3. CONSIDERAÇÕES FINAIS

Diante do estudo apresentado, e levando em consideração o atual posicionamento do Supremo Tribunal Federal e demais dispositivos legais, conclui-se que a aposentadoria espontânea do empregado particular não repercute no vínculo empregatício, isso porque os §§1º e 2º do artigo 453 da CLT foram revogados justamente por disporem que a aposentadoria espontânea importaria em extinção do vínculo de emprego, criando, desta forma, uma modalidade de despedida arbitrária ou sem justa causa, sem indenização, caracterizando claramente uma afronta ao disposto no artigo 7º, inciso I, da Constituição Federal/88.

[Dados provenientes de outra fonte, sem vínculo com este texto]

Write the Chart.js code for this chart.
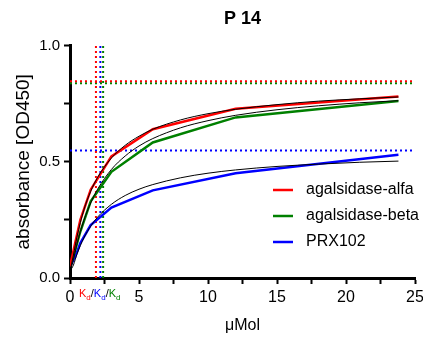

                            

A extinção do vínculo de emprego pela aposentadoria, anteriormente autorizado por lei e atualmente revogado pelas Adins nºs 1.770-4 e 1.721-3, acabou por ser apenas uma forma de diminuição do índice de desemprego brasileiro, uma vez que ao se aposentarem os empregados eram demitidos, deixando suas funções vagas para que outras pessoas as ocupassem, havendo, desta forma, uma maior rotatividade nas relações empregatícias.

 

A partir do advento da Lei 8.213/91, o desligamento do emprego deixou de ser requisito necessário para a concessão da aposentadoria. Destarte, o empregado pode optar por continuar no emprego, ainda que aposentado, não havendo extinção automática do contrato de trabalho. Logo, a permanência do empregado no trabalho não mais se tornou óbice à aposentadoria, deixando claro que ele passa a ter o direito de permanecer trabalhando, uma vez que o benefício previdenciário não interfere na prestação laboral.

 

Assim, diante do exposto, entende-se que, caso o empregado seja despedido, por se aposentado espontaneamente, terá o direito à indenização compensatória e ao aviso prévio, dentre outros direitos, em virtude de ter sido demitido imotivadamente, uma vez que em respeito ao principio da continuidade do contrato de trabalho, não ocorre a extinção automática do vínculo empregatício com o advento da aposentadoria.

 

 

4. REFERÊNCIAS BIBLIOGRÁFICAS

 

CAMINO, Carmen. Direito Individual do Trabalho. 2ª Edição. Porto Alegre. Editora Síntese Ltda. 1999. P. 249 a 258.

 

DELGADO, Maurício Godinho. Curso de Direito do Trabalho. 5ª Edição. São Paulo. Editora LTr, 2006. P. 1097 a 1100 e 1113 a 1122.

 

MARTINS, Sérgio Pinto. Direito do Trabalho. 20ª Edição. São Paulo. Editora Atlas S.A., 2004. P. 393 a 395.

 

MORAES, Alexandre de. Constituição do Brasil Interpretada, 6º Edição. São Paulo. Editora Atlas S.A., 2006. P. 961 a 963.

 

SILVA, José Afonso da. Curso de Direito Constitucional Positivo. 27ª Edição. São Paulo. Editora Malheiros Editores Ltda, 006. P. 689 a 697.